Population Research Institute
- Founder: Paul Marx
- Type: Think tank
- Headquarters: Front Royal, Virginia
- President: Steven W. Mosher
- Chair: John Delmare
- Revenue: $1,462,224 (2018)
- Expenses: $1,405,812 (2018)
- Website: pop.org

= Population Research Institute (organization) =

U.S. non-profit organization

The Population Research Institute (PRI) is a 501(c)(3) non-profit organization based in Front Royal, Virginia, US. The organization opposes abortion and believes that overpopulation is a myth.

==Background==
The Population Research Institute was founded in 1989 by Paul Marx (1920–2010), a family sociologist, Catholic priest and Benedictine monk who had established the anti-abortion group Human Life International as well. It became an independent institute in 1996. The same year, the think tank got headed by Steven W. Mosher, a social researcher and author who had witnessed forced abortions in China during the implementation of the one-child policy in 1980.

==Activities==
PRI opposes government attempts to control the population. According to the Los Angeles Times, PRI's Mosher successfully helped lobby the administration of US president George W. Bush to withhold US$34 to $40 million per year for seven years from the United Nations Population Fund (UNFPA), the largest international donor to family planning programs. The research institute opined that UNPFA was using American money to fund Chinese compulsory sterilization and abortions, a claim denied by the population fund, noting that it does not work in areas where the one-child policy is still in force. Mosher also advocated against the Chinese two-child policy, claiming that it was "being pushed to the masses through the Communist Party mechanism".

==Fundraising==
PRI obtains the vast majority of its funding from charitable contributions, gifts, and grants, with a total revenue of 1.46 million dollars in financial year 2018. Of this, 75.6% was spent on program expenses, 4.9% on administration, and 19.3% on fundraising.
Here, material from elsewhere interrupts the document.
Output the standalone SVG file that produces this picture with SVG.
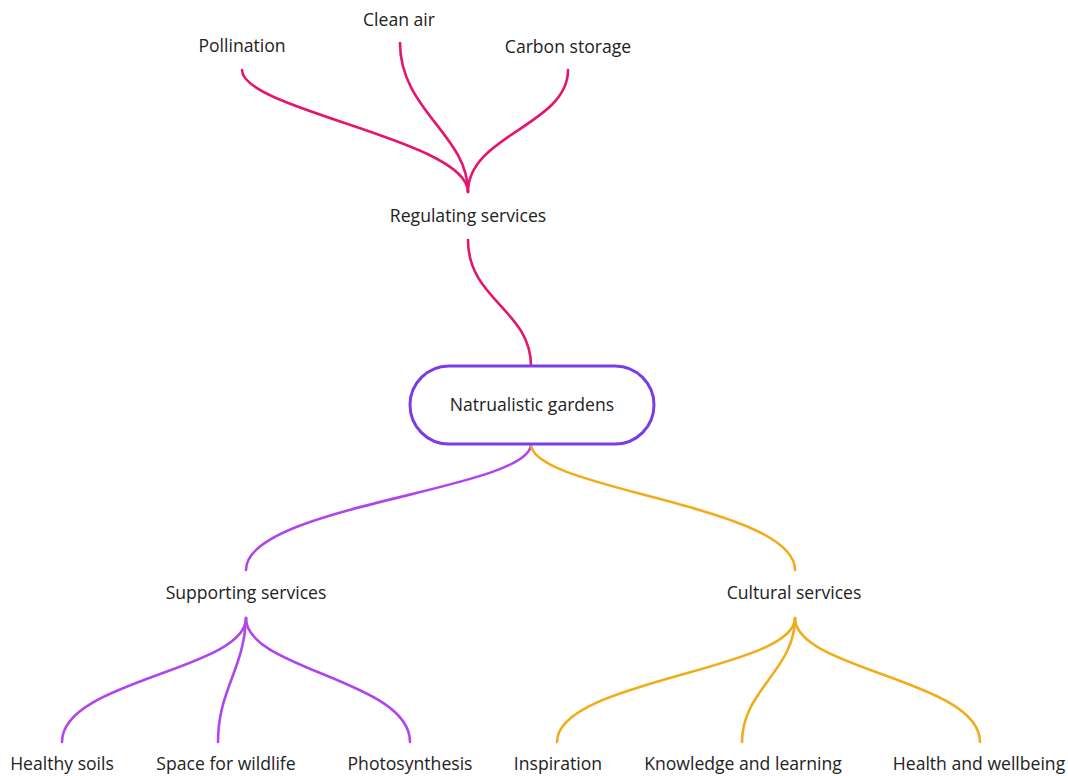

The institute has received funding from The Lynde and Harry Bradley Foundation, Inc., claimed to be in support of conferences on human rights in China.

==Criticism==
PRI's stance on overpopulation and the arguments for "Overpopulation is a Myth" have been described as deceptive.

Charity Navigator classifies charities with respect to "Accountability & Transparency" and "Financial Performance". In 2020 it awarded two out of four stars to PRI for "Accountability & Transparency", and one for "Financial", which combined for an overall score of 70.46, rated as two stars.